The CEO of the Centre for Excellence in Mining Innovation (CEMI) explained long overdue major changes in operations are coming fast, but the industry is focusing too much on small areas like replacing machinery and digitization.

What really needs to change is the mindset of how entire mining operations are run.

“If we want to make the process more efficient, we have to start at the back, not the front,” Morrison said.

He related why this is important by talking about the start of his mining career in Sudbury in 1981, and they were using technology underground that had been there for almost 30 years.

A year later, mining operations were forced to shut down to allow mines to completely modernize operations. At the time, there was no set date as to when they would reopen.

It took about a year for mining to pick up again, but Morrison said the industry is at risk of having this happen again.

“Not much has really changed since 1982, and with the way the industry is now, we really can't afford another complete shutdown,” Morrison said.

He even went so far as to suggest more women would help change the mindset. Mining has been dominated by men, and he said the “male mentality” of having bigger, faster, slicker looking machines underground no longer works.

Women tend to think more collectively and look for solutions that solve multiple problems and create more harmony.

In a tongue-in-cheek fashion, he compared it to a woman telling her husband that he didn't need the biggest, loudest truck with numerous features for the sake of it when something smaller and more practical would do the job.

Morrison's talk focused on key areas that he said need to change: backfill, ventilation, high-performance production, people, new tailings systems and exploration.

He ultimately had to skip over new tailings systems due to time constraints, but did say in light of recent disasters, CEMI is putting a priority developing safer systems.
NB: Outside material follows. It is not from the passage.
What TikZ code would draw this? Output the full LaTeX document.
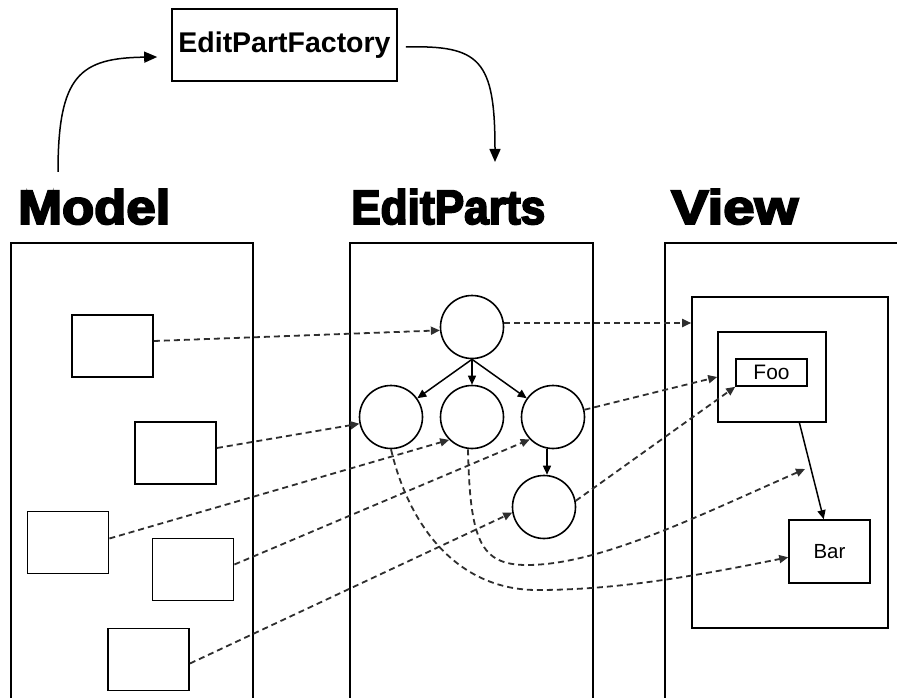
\documentclass[tikz,border=0pt]{standalone}
\usepackage{fontspec}
\setmainfont{Liberation Sans}
\newfontfamily\heavyfont{Liberation Sans}[BoldFeatures={FakeBold=4}]
\usetikzlibrary{arrows.meta,calc}

\begin{document}
\begin{tikzpicture}[x=1bp,y=-1bp,
  panel/.style={draw, line width=1.5bp, rectangle, inner sep=0, anchor=north west},
  mbox/.style={draw, line width=1.8bp, rectangle, inner sep=0,
    minimum width=81bp, minimum height=62bp},
  part/.style={draw, circle, line width=1.6bp, inner sep=0, minimum size=63bp},
  fig/.style={draw, line width=1.6bp, rectangle, inner sep=0},
  title/.style={anchor=base west, inner sep=0, font=\heavyfont\bfseries},
  tip/.style={-{Triangle[length=9bp,width=8bp]}},
  bigtip/.style={-{Triangle[length=13bp,width=11bp]}},
  child/.style={tip, line width=1.5bp},
  link/.style={tip, line width=1.8bp, draw=black!82, dash pattern=on 6bp off 4bp},
  flow/.style={bigtip, line width=1.5bp}]

\useasboundingbox (0,0) rectangle (897,698);
\clip (0,0) rectangle (897,698);
\fill[white] (0,0) rectangle (897,698);

% column headings
\node[title] (tmodel) at (18,224) {\resizebox{152bp}{35bp}{Model}};
\node[title] (tparts) at (351,224) {\resizebox{194bp}{35bp}{EditParts}};
\node[title] (tview) at (671,224) {\resizebox{127bp}{35bp}{View}};

% factory
\node[fig, minimum width=225bp, minimum height=72bp,
      font=\fontsize{28.6pt}{30pt}\selectfont\bfseries] (factory) at (284.5,45) {EditPartFactory};

% the three columns (open at the bottom)
\node[panel, minimum width=242bp, minimum height=480bp] (pmodel) at (10,242) {};
\node[panel, minimum width=243bp, minimum height=480bp] (pparts) at (349,242) {};
\node[panel, minimum width=260bp, minimum height=480bp] (pview) at (664,242) {};

% model objects
\node[mbox] (m1) at (112.5,346) {};
\node[mbox] (m2) at (175.5,453) {};
\node[mbox] (m3) at (68,542.5) {};
\node[mbox] (m4) at (193,569.5) {};
\node[mbox] (m5) at (148.5,659.5) {};

% edit parts
\node[part] (e0) at (472,327) {};
\node[part] (e1) at (391,417) {};
\node[part] (e2) at (472,417) {};
\node[part] (e3) at (553,417) {};
\node[part] (e4) at (544,507) {};

% view figures
\node[fig, minimum width=196bp, minimum height=331bp] (vin) at (790,462.5) {};
\node[fig, minimum width=108bp, minimum height=90bp] (fo) at (772,377) {};
\node[fig, minimum width=71bp, minimum height=27bp,
      font=\fontsize{21pt}{22pt}\selectfont] (foo) at (771.5,372.5) {Foo};
\node[fig, minimum width=81bp, minimum height=63bp,
      font=\fontsize{20.5pt}{22pt}\selectfont] (bar) at (829.5,551.5) {Bar};

% factory flow
\coordinate (fstart) at ($(tmodel.north west)+(40,-17)$);
\coordinate (fend) at (495,162);
\draw[flow] (fstart) .. controls (58,75) and (80,58) .. ($(factory.west)+(-14,12)$);
\draw[flow] ($(factory.east)+(8,2)$) .. controls (480,45) and (495,60) .. (fend);

% edit part hierarchy
\draw[child] (e0.south) -- (e1);
\draw[child] (e0.south) -- (e2);
\draw[child] (e0.south) -- (e3);
\draw[child] ($(e3.south)+(-6,0)$) -- ($(e4.north)+(3,0)$);

% figure hierarchy
\draw[child] ($(fo.south west)!0.75!(fo.south east)$) -- ($(bar.north west)!0.43!(bar.north east)$);
\coordinate (conn) at (805,469);

% model -> edit part
\draw[link] ($(m1.east)+(0,-5)$) -- (e0.186);
\draw[link] ($(m2.east)+(0,-5)$) -- (e1.192);
\draw[link] ($(m3.east)+(0,-4)$) -- (e2.225);
\draw[link] ($(m4.east)+(0,-5)$) -- (e3.224);
\draw[link] ($(m5.east)+(0,4)$) -- (e4.190);

% edit part -> figure
\draw[link] (e0.east |- 0,323) -- (vin.west |- 0,323);
\draw[link] (e3.13) -- (fo.west);
\draw[link] (e4.11) -- (foo.south west);
\draw[link] ($(e2.south)+(-4,0)$) .. controls (470,540) and (480,565) .. (527,565)
            .. controls (600,565) and (700,515) .. (conn);
\draw[link] (e1.south) .. controls (410,530) and (460,590) .. (537,590)
            .. controls (620,590) and (700,575) .. (bar.188);
\end{tikzpicture}
\end{document}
The Sudbury Basin has been a hotbed for mining and mine service innovation for decades. To maintain that, the mining companies are going to have to look at other mine designs, Morrison said. He used the example of block cave mines, where they mine out low-grade copper ore, but average up to 100,000 tonnes a day per mine.

It sounds like an impossible goal, and Morrison admitted not all mines will produce that much, but they have to adopt a different approach to remain profitable.

When it comes to backfill, mining companies should be looking at methods like paste fill, a method that was pioneered in Sudbury and needs to be re-adopted on a larger scale, he said. It's twice as fast as other backfill methods and increases production values by 10 to 20 per cent, leading to lower cut-off grades, which will mean more ore and more mines.

Ventilation can be streamlined, with targeted cooling and even liquid air processes, Morrison said, pointing out projects like the experimental hydraulic air compression system just outside the building.

Mines should also be adopting high-performance production methods, such as autonomous machines.

These mines would employ fewer people – up to 25 per cent of the workforce now – but with more mines, Morrison believes there will actually be more employment opportunities available, and workers will have access to better and safer equipment.

“In the future, miners will have what are effectively space suits underground – completely self-contained air, digital information, safety mechanisms, heating and cooling – meaning we won't have to heat and cool spaces, just people,” Morrison explained.

Tailings systems, he said, will have a progressive closure and zero impact on their environment.

If these methods are adopted, mines will cut down on their two greatest expenditures: energy and labour.

It will also mean more value for the company, which will lead to more exploration, more mines, and more employment across the board, up to a sixfold increase locally and globally if Sudbury focuses on becoming a global mining technology centre, Morrison said.

And that has to start sooner rather than later.

Morrison predicted that 2022 would be a critical year for the city's mining industry, as mining ramps up around the world. Even with so many individual innovations, the industry at home has to start changing its collective mindset now, he emphasized.

“We are running the risk of having someone else come in and eating our lunch,” he said. “We can change now and own our future, or wait for someone else to do it and buy theirs.”